Griff heads to an edge to look for crayfish where a creek feeds the swimming hole. Patch, Leigh Anne, and I cautiously walk into the water, which, even in summer, is bracing. We submerge and float on our backs to stare up at flecks of green foliage hiding in cracks of the rock. Griff finally joins us, and we swim to the waterfall, stand under it, and then sit ourselves on a little ledge, and it feels like we’re on our sofa at home. Patch tells me the swimming hole reminds him of one we explored last spring in Belize, where we hiked into a gorge and swam in water so blue it felt unreal. I smile at the thought that the place where we live has something that can evoke that same sense of beauty. If Patch wants a spot in his hometown to impress the people who come into his life, he’ll know exactly where to go.

photo: ABIGAIL BOBO
A shady path along Fiery Gizzard Trail.

Needing a snack, we drive ten minutes on 41 into Tracy City, a small town in Grundy County and home to the oldest family-owned bakery in the state, Dutch Maid Bakery, which opened in 1902. In a brick building downtown, owner Cindy Day still makes bread and pastries using some of the equipment from the bakery’s early days. It’s hard to pick a favorite, but Griff and Leigh Anne are partial to the éclairs, while Patch and I go for the ginger cookies.
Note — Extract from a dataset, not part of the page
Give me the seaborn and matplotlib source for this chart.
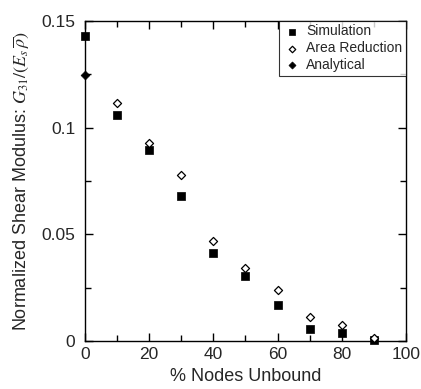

Griff asks if this was a place I loved as a kid, and I tell him I’d never even heard of it until I moved back home. I suddenly realize that, once we had kids, Leigh Anne and I explored this area we thought we knew through different eyes; so many of our discoveries came because of them. Maybe it’s easier to have epiphanies when you’re eating a giant cookie.

photo: ABIGAIL BOBO
From left: Dutch Maid cookies; Cindy Day, the owner of Dutch Maid Bakery in Tracy City.


* * *

When we get back to Sewanee, grab an early drink at the Blue Chair Cafe & Tavern. Jimmy and Sarah Wilson, my uncle and aunt, run the place, and over the years it’s become a gathering spot on the mountain. The week before, Patch and I came here for a viewing party to see my friend compete on Jeopardy! As fifty people packed into the building, drinking beers from Jackalope Brewing Company and eating the best burgers in Sewanee, we cheered for Lauryl Tucker, Patch high-fiving her son for every correct answer.

photo: ABIGAIL BOBO
From left: Cheeseburgers and fries at the Blue Chair Cafe & Tavern in Sewanee; Blue Chair Cafe owners Jimmy and Sarah Wilson with their son, Felix.

Now we sit outside at a picnic table, drinking beers called Thunder Ann and Bearwalker, waiting for our beer-battered french fries while the kids play across the street at Angel Park. Two years earlier, we adopted Dolly, the feral cat who had lived behind the tavern for years, the sweetest cat we’ve ever known. We cannot imagine our life without her, and we’re reminded again that the longer we live here, the more reasons we find to stay.

photo: ABIGAIL BOBO
Gathering outdoors at the Blue Chair Cafe.

In late afternoon, we invite our friends and their two sons over to our house so the kids can take a swim in Hidden Hollow Lake. As afternoon turns to evening, we talk about the day’s adventures, and we layer these memories over those of the past, when I was young, when Leigh Anne was a college student, when our children were so small it seemed like they would never grow up. Now I imagine Griff and Patch, once they get their driver’s licenses, setting out on road trips through the plateau with their own friends, while we wait for them to tell us the stories of what they have discovered.